== STORED DATA ==
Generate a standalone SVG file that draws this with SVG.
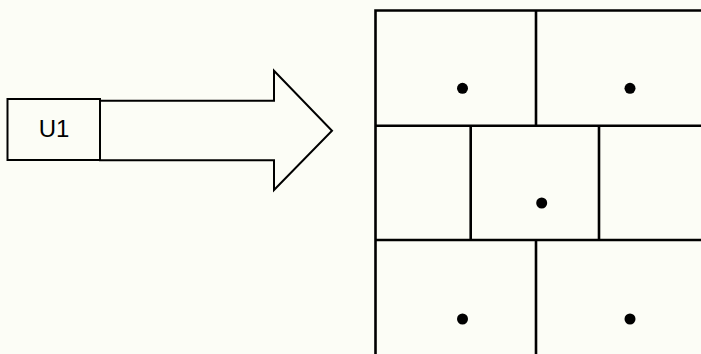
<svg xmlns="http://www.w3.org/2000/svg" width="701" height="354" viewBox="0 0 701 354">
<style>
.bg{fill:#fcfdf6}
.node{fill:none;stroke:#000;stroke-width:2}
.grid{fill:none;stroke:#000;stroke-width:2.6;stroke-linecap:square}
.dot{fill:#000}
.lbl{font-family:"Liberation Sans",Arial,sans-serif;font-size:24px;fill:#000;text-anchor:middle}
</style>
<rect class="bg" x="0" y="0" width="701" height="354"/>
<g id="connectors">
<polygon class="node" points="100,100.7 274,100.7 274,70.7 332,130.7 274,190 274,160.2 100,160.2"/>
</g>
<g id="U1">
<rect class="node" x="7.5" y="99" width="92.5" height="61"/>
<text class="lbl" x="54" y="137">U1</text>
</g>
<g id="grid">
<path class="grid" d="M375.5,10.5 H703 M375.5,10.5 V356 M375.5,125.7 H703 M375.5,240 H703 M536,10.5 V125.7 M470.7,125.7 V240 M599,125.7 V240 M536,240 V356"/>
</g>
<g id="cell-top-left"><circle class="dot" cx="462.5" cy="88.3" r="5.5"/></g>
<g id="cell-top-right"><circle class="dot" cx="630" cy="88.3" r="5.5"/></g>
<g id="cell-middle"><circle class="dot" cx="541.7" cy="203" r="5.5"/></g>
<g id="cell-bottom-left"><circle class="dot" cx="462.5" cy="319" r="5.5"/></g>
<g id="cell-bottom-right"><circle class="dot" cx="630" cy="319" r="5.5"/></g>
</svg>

== SHORT EXERCISE ==
Quote the material in full and exactly; do not carry over its pictures.

== TASK SOLUTION ==
Generate a standalone SVG file that draws this with SVG.
<svg xmlns="http://www.w3.org/2000/svg" width="701" height="354" viewBox="0 0 701 354">
<style>
.bg{fill:#fcfdf6}
.node{fill:none;stroke:#000;stroke-width:2}
.grid{fill:none;stroke:#000;stroke-width:2.6;stroke-linecap:square}
.dot{fill:#000}
.lbl{font-family:"Liberation Sans",Arial,sans-serif;font-size:24px;fill:#000;text-anchor:middle}
</style>
<rect class="bg" x="0" y="0" width="701" height="354"/>
<g id="connectors">
<polygon class="node" points="100,100.7 274,100.7 274,70.7 332,130.7 274,190 274,160.2 100,160.2"/>
</g>
<g id="U1">
<rect class="node" x="7.5" y="99" width="92.5" height="61"/>
<text class="lbl" x="54" y="137">U1</text>
</g>
<g id="grid">
<path class="grid" d="M375.5,10.5 H703 M375.5,10.5 V356 M375.5,125.7 H703 M375.5,240 H703 M536,10.5 V125.7 M470.7,125.7 V240 M599,125.7 V240 M536,240 V356"/>
</g>
<g id="cell-top-left"><circle class="dot" cx="462.5" cy="88.3" r="5.5"/></g>
<g id="cell-top-right"><circle class="dot" cx="630" cy="88.3" r="5.5"/></g>
<g id="cell-middle"><circle class="dot" cx="541.7" cy="203" r="5.5"/></g>
<g id="cell-bottom-left"><circle class="dot" cx="462.5" cy="319" r="5.5"/></g>
<g id="cell-bottom-right"><circle class="dot" cx="630" cy="319" r="5.5"/></g>
</svg>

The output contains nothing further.